• STATED PROBLEM
Produce an exact copy of all the data below, dropping every image.

• EXTRACTED DATA
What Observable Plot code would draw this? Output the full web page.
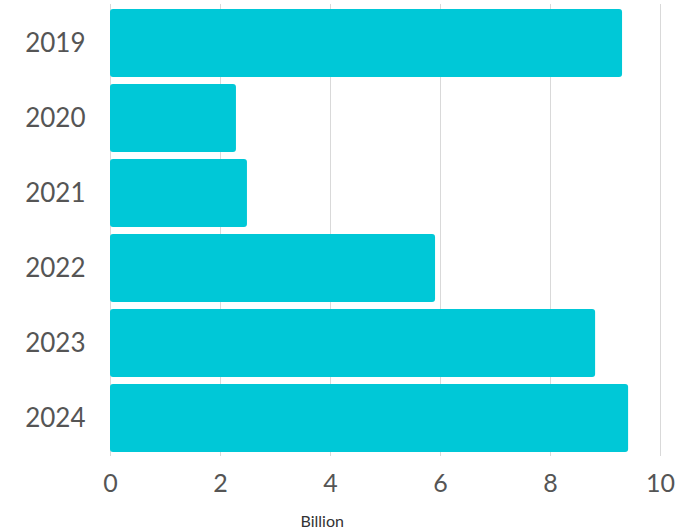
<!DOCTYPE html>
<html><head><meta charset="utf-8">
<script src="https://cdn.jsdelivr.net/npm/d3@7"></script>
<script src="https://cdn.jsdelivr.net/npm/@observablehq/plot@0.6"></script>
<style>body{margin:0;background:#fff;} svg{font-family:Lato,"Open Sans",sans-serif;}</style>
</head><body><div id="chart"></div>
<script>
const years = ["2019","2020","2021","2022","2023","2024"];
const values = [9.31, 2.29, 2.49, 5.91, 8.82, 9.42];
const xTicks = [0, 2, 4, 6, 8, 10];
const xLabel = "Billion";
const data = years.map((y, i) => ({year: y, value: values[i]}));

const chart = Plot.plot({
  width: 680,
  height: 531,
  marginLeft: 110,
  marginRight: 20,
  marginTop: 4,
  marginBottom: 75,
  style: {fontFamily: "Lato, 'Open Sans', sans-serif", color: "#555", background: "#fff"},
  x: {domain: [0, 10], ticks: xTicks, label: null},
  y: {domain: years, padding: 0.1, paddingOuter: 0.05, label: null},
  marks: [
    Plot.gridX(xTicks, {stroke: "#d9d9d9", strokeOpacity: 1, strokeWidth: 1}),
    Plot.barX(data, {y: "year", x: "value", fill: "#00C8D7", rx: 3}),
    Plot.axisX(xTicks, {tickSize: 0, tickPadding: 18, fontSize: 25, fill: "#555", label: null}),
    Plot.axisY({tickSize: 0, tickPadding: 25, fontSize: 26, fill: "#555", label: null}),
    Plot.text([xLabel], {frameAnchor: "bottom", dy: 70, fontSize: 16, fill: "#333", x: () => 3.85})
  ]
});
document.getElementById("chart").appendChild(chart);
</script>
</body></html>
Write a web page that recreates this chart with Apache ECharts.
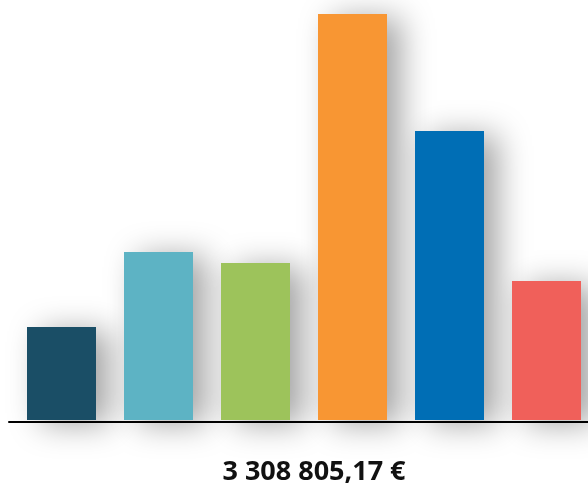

• THE ANSWER
What Observable Plot code would draw this? Output the full web page.
<!DOCTYPE html>
<html><head><meta charset="utf-8">
<script src="https://cdn.jsdelivr.net/npm/d3@7"></script>
<script src="https://cdn.jsdelivr.net/npm/@observablehq/plot@0.6"></script>
<style>body{margin:0;background:#fff;} svg{font-family:Lato,"Open Sans",sans-serif;}</style>
</head><body><div id="chart"></div>
<script>
const years = ["2019","2020","2021","2022","2023","2024"];
const values = [9.31, 2.29, 2.49, 5.91, 8.82, 9.42];
const xTicks = [0, 2, 4, 6, 8, 10];
const xLabel = "Billion";
const data = years.map((y, i) => ({year: y, value: values[i]}));

const chart = Plot.plot({
  width: 680,
  height: 531,
  marginLeft: 110,
  marginRight: 20,
  marginTop: 4,
  marginBottom: 75,
  style: {fontFamily: "Lato, 'Open Sans', sans-serif", color: "#555", background: "#fff"},
  x: {domain: [0, 10], ticks: xTicks, label: null},
  y: {domain: years, padding: 0.1, paddingOuter: 0.05, label: null},
  marks: [
    Plot.gridX(xTicks, {stroke: "#d9d9d9", strokeOpacity: 1, strokeWidth: 1}),
    Plot.barX(data, {y: "year", x: "value", fill: "#00C8D7", rx: 3}),
    Plot.axisX(xTicks, {tickSize: 0, tickPadding: 18, fontSize: 25, fill: "#555", label: null}),
    Plot.axisY({tickSize: 0, tickPadding: 25, fontSize: 26, fill: "#555", label: null}),
    Plot.text([xLabel], {frameAnchor: "bottom", dy: 70, fontSize: 16, fill: "#333", x: () => 3.85})
  ]
});
document.getElementById("chart").appendChild(chart);
</script>
</body></html>
Write a web page that recreates this chart with Apache ECharts.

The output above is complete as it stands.